Bleibt die Frage: Was passiert solchen Beamten? Der Polizist, der Kolleginnen als „Schlampe“ beschimpft, wurde von der Disziplinarkommission lediglich verwarnt. Er habe Männer wie Frauen gleichermaßen „überzogen kritisiert“, daraus sei keine sexistische Diskriminierung ableitbar.
Ein Kontrollinspektor, der mehrere ihm untergebene Kolleginnen jahrelang begrapscht und verbal sexuell belästigt hatte, bekam immerhin eine Disziplinarstrafe von 3600 Euro.

Disziplinarverfahren

Ein Kontrollinspektor, der sich ganz und gar nicht unter Kontrolle hat: Von 2005 bis Mai 2012 rückte der Vorgesetzte einer ihm unterstellten Revierinspektorin auf den Leib. Er tippte ihr mit den Fingern auf die Brust, streichelte sie (unaufgefordert) auf den Oberschenkeln, befragte sie über ihre sexuellen Vorlieben und äußerte: „Dein Busen ist auch kleiner geworden, das war früher schöner zum Anschauen.“

Von Juni 2006 bis Juni 2012 bedrängte er eine andere Revierinspektorin, versuchte, sie zu küssen, drückte seinen Unterleib gegen ihren Körper und so weiter.

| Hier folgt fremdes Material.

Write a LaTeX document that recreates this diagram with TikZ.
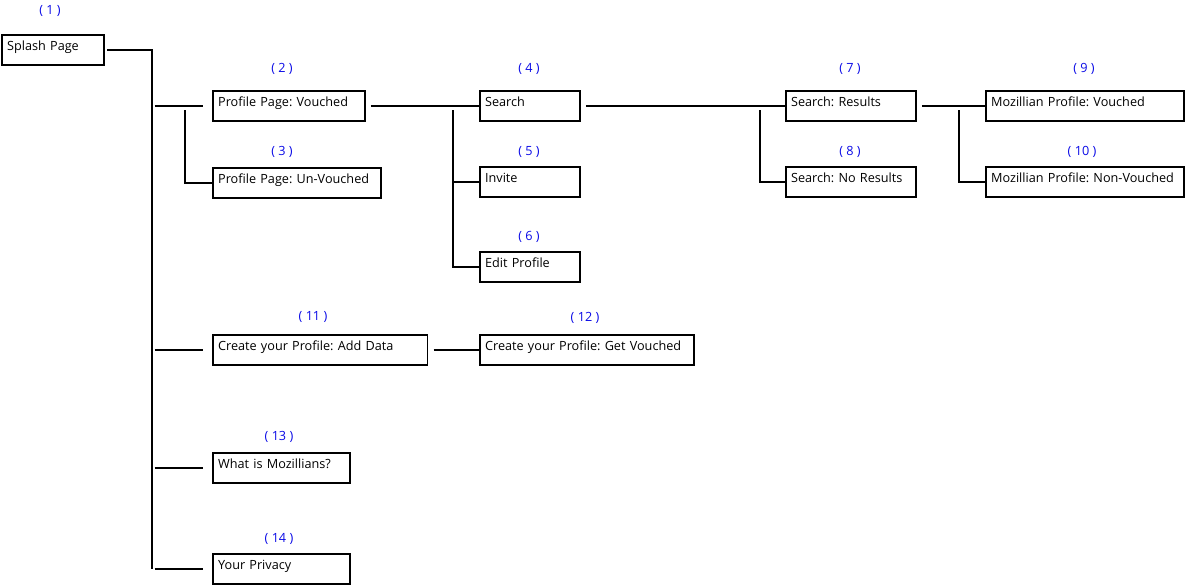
\documentclass[tikz,border=0pt]{standalone}
\usepackage{fontspec}
\setmainfont{Open Sans}
\usetikzlibrary{positioning}

\definecolor{numblue}{RGB}{10,10,230}

\tikzset{
  page/.style={draw, line width=1.2pt, anchor=north west, align=left,
    inner xsep=4pt, inner ysep=0pt, text height=12pt, text depth=10.5pt,
    font=\fontsize{9.5}{11}\selectfont\frenchspacing, text width=#1},
  num/.style={text=numblue, font=\fontsize{9.5}{11}\selectfont},
  link/.style={line width=1.1pt}
}

\begin{document}
\begin{tikzpicture}[x=0.75pt, y=-0.75pt]

\useasboundingbox (0,0) rectangle (1186,586);

% -------- pages -----------
\node[page=68.5pt]  (splash)     at (1,34)    {Splash Page};
\node[page=106pt]   (vouch)      at (212,90)  {Profile Page: Vouched};
\node[page=118pt]   (unvouch)    at (212,167) {Profile Page: Un-Vouched};
\node[page=67pt]    (search)     at (479,90)  {Search};
\node[page=67pt]    (invite)     at (479,166) {Invite};
\node[page=67pt]    (edit)       at (479,251) {Edit Profile};
\node[page=89.5pt]  (results)    at (785,90)  {Search: Results};
\node[page=89.5pt]  (noresults)  at (785,166) {Search: No Results};
\node[page=140.5pt] (mozv)       at (985,90)  {Mozillian Profile: Vouched};
\node[page=140.5pt] (moznv)      at (985,166) {Mozillian Profile: Non-Vouched};
\node[page=153pt]   (adddata)    at (212,334) {Create your Profile: Add Data};
\node[page=152.5pt] (getvouched) at (479,334) {Create your Profile: Get Vouched};
\node[page=94.75pt] (whatis)     at (212,452) {What is Mozillians?};
\node[page=94.75pt] (privacy)    at (212,553) {Your Privacy};

% -------- numbers -----------
\foreach \i/\x/\y in {1/50/11, 2/282/69, 3/282/152, 4/529/69, 5/529/152,
    6/529/237, 7/850/69, 8/850/152, 9/1084/69, 10/1082/152,
    11/313/317, 12/585/318, 13/279/437, 14/279/539}
  \node[num] (num\i) at (\x,\y) {( \i\ )};

% -------- junctions -----------
\coordinate (trunk) at (152,47);
\coordinate (jvouch) at (185,105);
\coordinate (jsearch) at (453,105);
\coordinate (jresults) at (760,105);
\coordinate (jmoz) at (959,105);

% -------- connectors -----------
\draw[link] ([xshift=2pt]splash.east) -- (splash.east -| trunk) -- (trunk |- privacy.west);
\foreach \p in {vouch, adddata, whatis, privacy}
  \draw[link] ([xshift=2pt]trunk |- \p.west) -- ([xshift=-7pt]\p.west);

\draw[link] ([yshift=-4pt]jvouch) -- (jvouch |- unvouch.west) -- (unvouch.west);
\draw[link] ([xshift=4pt]vouch.east) -- (search.west);

\draw[link] ([yshift=-4pt]jsearch) -- (jsearch |- edit.west) -- (edit.west);
\draw[link] (jsearch |- invite.west) -- (invite.west);
\draw[link] ([xshift=4pt]search.east) -- (results.west);

\draw[link] ([yshift=-4pt]jresults) -- (jresults |- noresults.west) -- (noresults.west);
\draw[link] ([xshift=4pt]results.east) -- (mozv.west);

\draw[link] ([yshift=-4pt]jmoz) -- (jmoz |- moznv.west) -- (moznv.west);

\draw[link] ([xshift=4pt]adddata.east) -- (getvouched.west);

\end{tikzpicture}
\end{document}
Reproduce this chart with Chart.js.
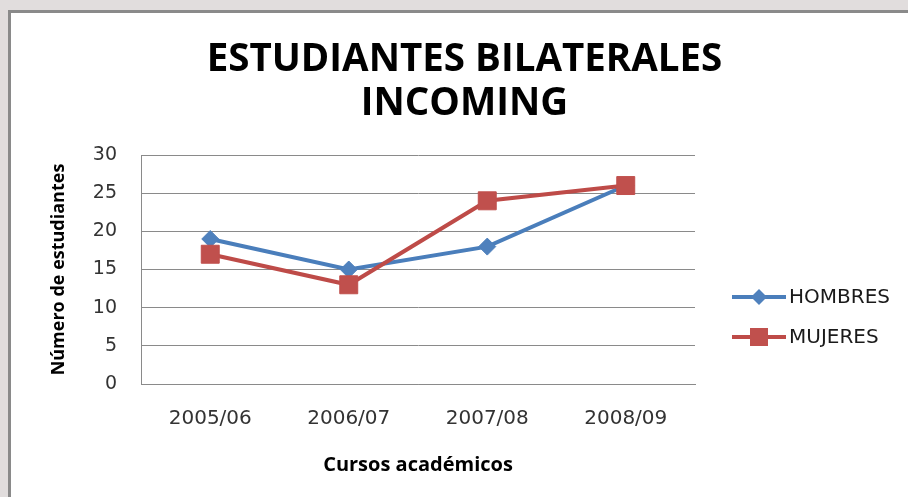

Von Juni 2010 bis Juni 2012 fand er in einer Inspektorin ein drittes Opfer, im Oktober 2011 ein viertes. Und einmal soll er eine Zeugin – die zur Vernehmung in sein Büro bestellt war – aufgefordert haben, sich auf seinen Schoß zu setzen.

Es sei alles nur Spaß gewesen und habe der Motivation der Mitarbeiter dienen sollen: So verantwortete sich der wegen seiner Belästigungen und Demütigungen zur Rede gestellte Kontrollinspektor allen Ernstes. Aus dem Polizeidienst entlassen wurde der Mann nicht, er ließ sich in den Ruhestand versetzen.

Der Disziplinarsenat verurteilte ihn zu 3600 Euro Strafe, wobei sich die zahlreichen Belobigungen des Beamten mildernd auswirkten. Mit dieser Strafe sei der Generalprävention Rechnung getragen, um andere Beamte vor der Begehung derartiger Dienstpflichtverletzungen abzuhalten, hieß es. Wegen der prekären wirtschaftlichen Situation wurde ihm eine Tilgung der Strafe in 36 Monatsraten gewährt.